UNITED STATES
SECURITIES AND EXCHANGE COMMISSION
Washington, D.C. 20549
FORM 8-K
CURRENT REPORT
Pursuant to Section 13 or 15(d) of
the Securities Exchange Act of 1934
September 13, 2006
Date of Report (Date of earliest event reported)
SANMINA-SCI CORPORATION
(Exact name of registrant as specified in its charter)
Delaware |
000-21272 |
77-0228183 |
(State or other
jurisdiction |
(Commission File Number) |
(I.R.S. Employer |
2700 North First Street
San Jose, California 95134
(Address of principal executive offices)
(408) 964-3500
(Registrants telephone number, including area code)
Check the appropriate box below if the Form 8-K filing is intended to simultaneously satisfy the filing obligation of the registrant under any of the following provisions (see General Instruction A.2. below):
o Written communications pursuant to Rule 425 under the Securities Act (17 CFR 230.425)
o Soliciting material pursuant to Rule 14a-12 under the Exchange Act (17 CFR 240.14a-12)
o Pre-commencement communications pursuant to Rule 14d-2(b) under the Exchange Act (17 CFR 240.14d-2(b))
o Pre-commencement communications pursuant to Rule 13e-4(c) under the Exchange Act (17 CFR 240.13e-4(c))
Item 4.02 Non-Reliance on Previously Issued Financial Statements or a Related Audit Report or Completed Interim Report
On September 11, 2006, Sanmina-SCI Corporation (the Company) concluded that the Companys financial statements for the fiscal years ended 2003, 2004 and 2005, the interim periods contained therein, the fiscal quarters ended December 31, 2005 and April 1, 2006, and all earnings and press releases and similar communications issued by the Company relating to periods commencing on September 29, 2002 should no longer be relied upon because those financial statements will be restated. The Companys management and the Audit Committee have discussed the matters disclosed in this filing with KPMG LLP, the Companys independent registered public accounting firm.
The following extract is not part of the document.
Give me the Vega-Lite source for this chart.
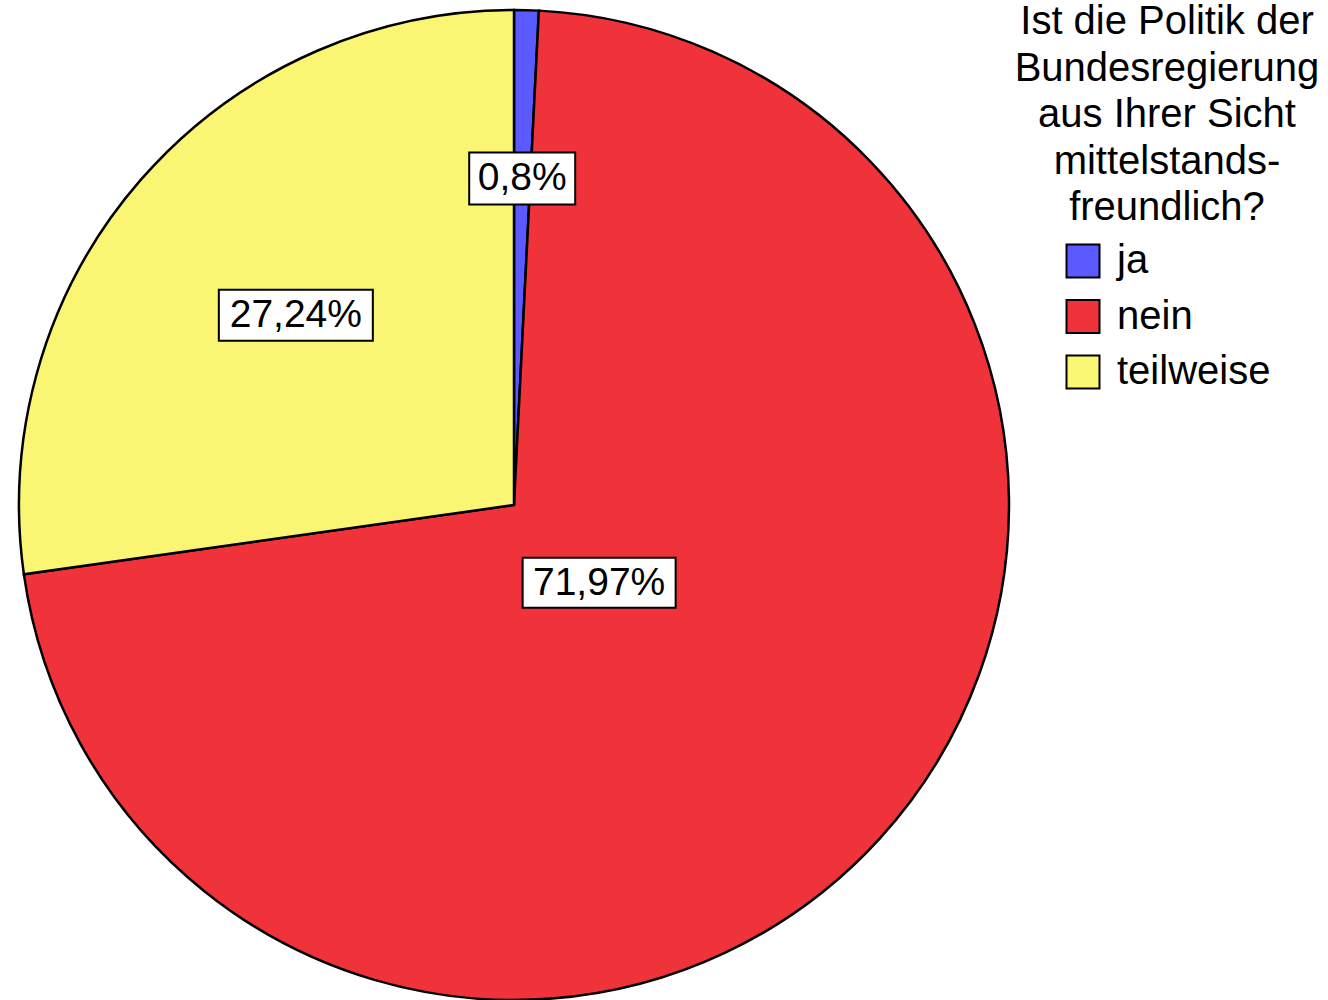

As previously announced, the Companys Board of Directors formed an independent special committee of the Board to review certain matters concerning the Companys stock option administration policies and practices dating back to January 1, 1997 and the related accounting implications. The planned fact gathering and analysis process being conducted by the Special Committee is nearing completion. The Special Committee has not reached a final conclusion about the Companys stock option practices. The Special Committee has however, concluded that the actual date of determination for certain past stock option grants differed from the originally selected grant dates for such awards. Because the prices at the originally selected grant dates were lower than the prices on the actual dates of determination, the Company will incur additional charges to its stock-based compensation expense which were not included in the above-referenced financial statements. The Company determined that the amounts of these charges are material but has not yet determined the final amount of the additional charges to be incurred. The Company intends to complete the required restatements and make the required amended Form 10-K and 10-Q filings and to file our Quarterly Report on Form 10-Q for the third quarter of fiscal year 2006 as soon as practicable following completion of the Special Committee investigation, the Companys review and restatement of its historical financial statements and completion of the audit process.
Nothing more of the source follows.